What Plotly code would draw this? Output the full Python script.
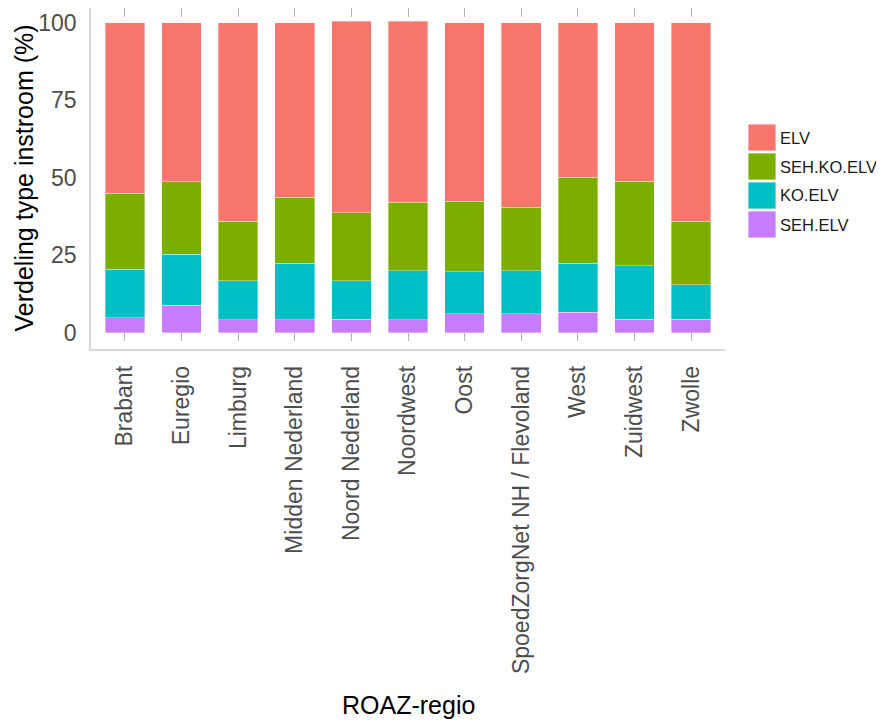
import plotly.graph_objects as go

# data (percentages)
regios = ['Brabant', 'Euregio', 'Limburg', 'Midden Nederland', 'Noord Nederland',
          'Noordwest', 'Oost', 'SpoedZorgNet NH / Flevoland', 'West', 'Zuidwest', 'Zwolle']
seh_elv = [4.8, 8.9, 4.1, 4.1, 4.4, 4.1, 6.1, 6.1, 6.6, 4.4, 4.4]
ko_elv = [15.6, 16.4, 12.6, 18.3, 12.3, 15.9, 13.5, 13.9, 15.8, 17.2, 11.1]
seh_ko_elv = [24.6, 23.3, 19.2, 21.3, 22.0, 22.0, 22.8, 20.5, 27.8, 27.3, 20.4]
elv = [55.0, 51.4, 64.1, 56.3, 61.8, 58.5, 57.6, 59.5, 49.8, 51.1, 64.1]

series = [('SEH.ELV', seh_elv, '#C77CFF'),
          ('KO.ELV', ko_elv, '#00BFC4'),
          ('SEH.KO.ELV', seh_ko_elv, '#7CAE00'),
          ('ELV', elv, '#F8766D')]

FONT = 'Liberation Sans, Arial, sans-serif'

# plot panel in page pixels (the page body adds an 8px offset)
PX0, PX1, PY0, PY1 = 91, 725, 8, 349


def px(p):
    return (p - PX0) / (PX1 - PX0)


def py(p):
    return (PY1 - p) / (PY1 - PY0)


fig = go.Figure()
for name, vals, kleur in series:
    fig.add_trace(go.Bar(x=regios, y=vals, name=name, width=0.7,
                         marker=dict(color=kleur, line=dict(width=0.6, color='rgba(255,255,255,0.6)')),
                         showlegend=False))

fig.update_layout(
    width=884, height=720,
    barmode='stack',
    plot_bgcolor='white', paper_bgcolor='white',
    margin=dict(l=PX0 - 8, r=884 - (PX1 - 8), t=0, b=720 - (PY1 - 8)),
    font=dict(family=FONT),
)
fig.update_xaxes(range=[-0.6, 10.6], showgrid=True, gridcolor='#b3b3b3', griddash='dash', gridwidth=1,
                 showline=True, linecolor='#d9d9d9', linewidth=1.5, automargin=False,
                 tickangle=-90, tickfont=dict(size=23, color='#4d4d4d'), ticklabelstandoff=6)
fig.update_yaxes(range=[-5.26, 104.7], tickvals=[0, 25, 50, 75, 100], showgrid=False, zeroline=False,
                 showline=True, linecolor='#d9d9d9', linewidth=1.5, automargin=False,
                 tickfont=dict(size=23, color='#4d4d4d'), ticklabelstandoff=8)

# axis titles
fig.add_annotation(text='ROAZ-regio', xref='paper', yref='paper', x=0.5, y=py(705),
                   showarrow=False, font=dict(size=25, color='black'), yanchor='middle')
fig.add_annotation(text='Verdeling type instroom (%)', xref='paper', yref='paper', x=px(23), y=0.5,
                   textangle=-90, showarrow=False, font=dict(size=25, color='black'), xanchor='center')

# legend (ELV on top, like ggplot)
legend_items = list(reversed(series))
for i, (name, vals, kleur) in enumerate(legend_items):
    top = 124 + i * 29
    y0 = py(top + 27)
    y1 = py(top)
    fig.add_shape(type='rect', xref='paper', yref='paper',
                  x0=px(748), x1=px(776), y0=y0, y1=y1,
                  fillcolor=kleur, line=dict(color='rgba(255,255,255,0.8)', width=1))
    fig.add_annotation(text=name, xref='paper', yref='paper', x=px(778), y=(y0 + y1) / 2,
                       xanchor='left', yanchor='middle', showarrow=False,
                       font=dict(size=16.5, color='#1a1a1a'))

fig.write_html('out.html')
★ ★ ★
Exercise instructions:
Exactly reproduce the run of lines from the start of the listing through the line with "import plotly.graph_objects as go", inclusive; pictures are not copied.

Written response:
What Plotly code would draw this? Output the full Python script.
import plotly.graph_objects as go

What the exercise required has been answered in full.